_Objective_: Exactly repeat the material, dropping every picture from the copy.

'''

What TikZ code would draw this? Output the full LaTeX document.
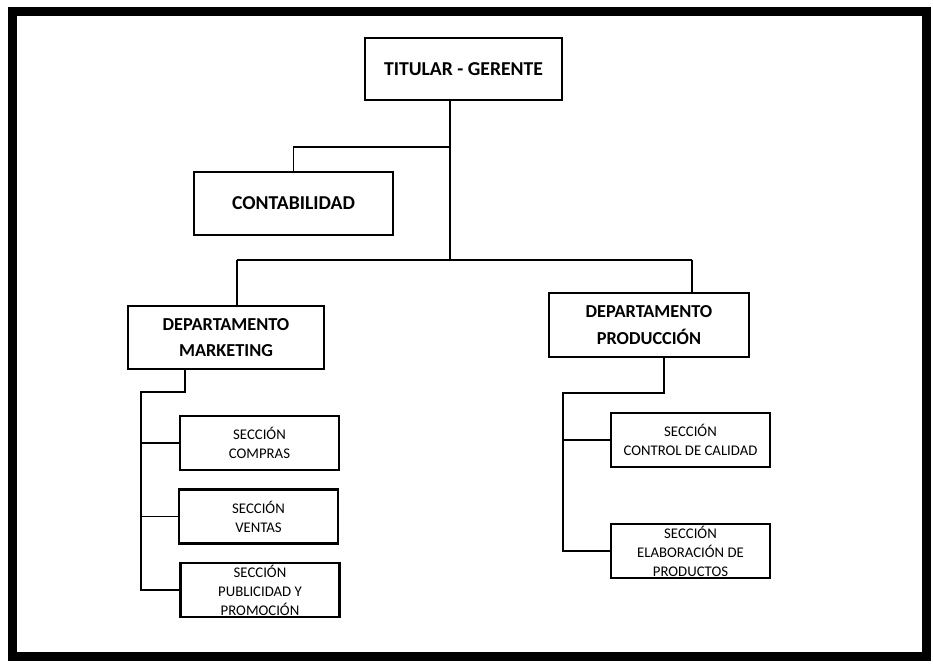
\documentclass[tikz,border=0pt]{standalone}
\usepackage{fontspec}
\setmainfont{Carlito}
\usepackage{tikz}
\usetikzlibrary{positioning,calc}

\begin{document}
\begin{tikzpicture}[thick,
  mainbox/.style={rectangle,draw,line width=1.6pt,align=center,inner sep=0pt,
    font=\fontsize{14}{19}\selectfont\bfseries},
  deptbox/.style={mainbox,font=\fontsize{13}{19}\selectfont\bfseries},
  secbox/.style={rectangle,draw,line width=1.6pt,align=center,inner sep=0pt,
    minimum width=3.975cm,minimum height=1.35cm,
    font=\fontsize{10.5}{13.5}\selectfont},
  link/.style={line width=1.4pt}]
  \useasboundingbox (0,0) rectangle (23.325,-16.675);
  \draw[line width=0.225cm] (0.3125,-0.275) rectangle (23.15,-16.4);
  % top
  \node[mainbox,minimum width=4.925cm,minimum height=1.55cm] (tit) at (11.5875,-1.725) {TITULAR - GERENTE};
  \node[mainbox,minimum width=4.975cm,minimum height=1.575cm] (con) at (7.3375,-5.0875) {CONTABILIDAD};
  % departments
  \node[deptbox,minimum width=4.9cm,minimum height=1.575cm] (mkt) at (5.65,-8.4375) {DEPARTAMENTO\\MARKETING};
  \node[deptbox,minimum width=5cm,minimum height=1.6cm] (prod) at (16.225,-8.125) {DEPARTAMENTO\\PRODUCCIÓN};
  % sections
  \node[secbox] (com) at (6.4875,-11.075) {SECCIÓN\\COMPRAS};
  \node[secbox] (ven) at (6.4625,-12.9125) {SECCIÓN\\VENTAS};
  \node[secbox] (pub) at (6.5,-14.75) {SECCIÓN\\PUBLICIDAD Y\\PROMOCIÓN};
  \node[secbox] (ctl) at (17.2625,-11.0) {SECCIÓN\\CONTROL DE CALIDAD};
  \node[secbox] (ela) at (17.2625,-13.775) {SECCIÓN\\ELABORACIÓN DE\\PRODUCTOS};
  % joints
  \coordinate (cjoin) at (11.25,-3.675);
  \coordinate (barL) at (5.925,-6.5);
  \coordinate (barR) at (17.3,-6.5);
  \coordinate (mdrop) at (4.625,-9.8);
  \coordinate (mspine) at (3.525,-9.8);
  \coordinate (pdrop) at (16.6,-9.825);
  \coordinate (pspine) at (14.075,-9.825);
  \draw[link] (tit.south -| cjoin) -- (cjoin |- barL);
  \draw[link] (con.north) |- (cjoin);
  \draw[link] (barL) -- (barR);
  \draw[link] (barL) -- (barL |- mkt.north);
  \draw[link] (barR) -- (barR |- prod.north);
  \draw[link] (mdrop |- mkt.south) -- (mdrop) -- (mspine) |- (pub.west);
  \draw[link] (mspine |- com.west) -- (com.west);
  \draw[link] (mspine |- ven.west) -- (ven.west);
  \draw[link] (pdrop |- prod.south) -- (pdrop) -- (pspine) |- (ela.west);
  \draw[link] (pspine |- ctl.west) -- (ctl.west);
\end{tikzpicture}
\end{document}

'''

_Exercise solution_:
What TikZ code would draw this? Output the full LaTeX document.
\documentclass[tikz,border=0pt]{standalone}
\usepackage{fontspec}
\setmainfont{Carlito}
\usepackage{tikz}
\usetikzlibrary{positioning,calc}

\begin{document}
\begin{tikzpicture}[thick,
  mainbox/.style={rectangle,draw,line width=1.6pt,align=center,inner sep=0pt,
    font=\fontsize{14}{19}\selectfont\bfseries},
  deptbox/.style={mainbox,font=\fontsize{13}{19}\selectfont\bfseries},
  secbox/.style={rectangle,draw,line width=1.6pt,align=center,inner sep=0pt,
    minimum width=3.975cm,minimum height=1.35cm,
    font=\fontsize{10.5}{13.5}\selectfont},
  link/.style={line width=1.4pt}]
  \useasboundingbox (0,0) rectangle (23.325,-16.675);
  \draw[line width=0.225cm] (0.3125,-0.275) rectangle (23.15,-16.4);
  % top
  \node[mainbox,minimum width=4.925cm,minimum height=1.55cm] (tit) at (11.5875,-1.725) {TITULAR - GERENTE};
  \node[mainbox,minimum width=4.975cm,minimum height=1.575cm] (con) at (7.3375,-5.0875) {CONTABILIDAD};
  % departments
  \node[deptbox,minimum width=4.9cm,minimum height=1.575cm] (mkt) at (5.65,-8.4375) {DEPARTAMENTO\\MARKETING};
  \node[deptbox,minimum width=5cm,minimum height=1.6cm] (prod) at (16.225,-8.125) {DEPARTAMENTO\\PRODUCCIÓN};
  % sections
  \node[secbox] (com) at (6.4875,-11.075) {SECCIÓN\\COMPRAS};
  \node[secbox] (ven) at (6.4625,-12.9125) {SECCIÓN\\VENTAS};
  \node[secbox] (pub) at (6.5,-14.75) {SECCIÓN\\PUBLICIDAD Y\\PROMOCIÓN};
  \node[secbox] (ctl) at (17.2625,-11.0) {SECCIÓN\\CONTROL DE CALIDAD};
  \node[secbox] (ela) at (17.2625,-13.775) {SECCIÓN\\ELABORACIÓN DE\\PRODUCTOS};
  % joints
  \coordinate (cjoin) at (11.25,-3.675);
  \coordinate (barL) at (5.925,-6.5);
  \coordinate (barR) at (17.3,-6.5);
  \coordinate (mdrop) at (4.625,-9.8);
  \coordinate (mspine) at (3.525,-9.8);
  \coordinate (pdrop) at (16.6,-9.825);
  \coordinate (pspine) at (14.075,-9.825);
  \draw[link] (tit.south -| cjoin) -- (cjoin |- barL);
  \draw[link] (con.north) |- (cjoin);
  \draw[link] (barL) -- (barR);
  \draw[link] (barL) -- (barL |- mkt.north);
  \draw[link] (barR) -- (barR |- prod.north);
  \draw[link] (mdrop |- mkt.south) -- (mdrop) -- (mspine) |- (pub.west);
  \draw[link] (mspine |- com.west) -- (com.west);
  \draw[link] (mspine |- ven.west) -- (ven.west);
  \draw[link] (pdrop |- prod.south) -- (pdrop) -- (pspine) |- (ela.west);
  \draw[link] (pspine |- ctl.west) -- (ctl.west);
\end{tikzpicture}
\end{document}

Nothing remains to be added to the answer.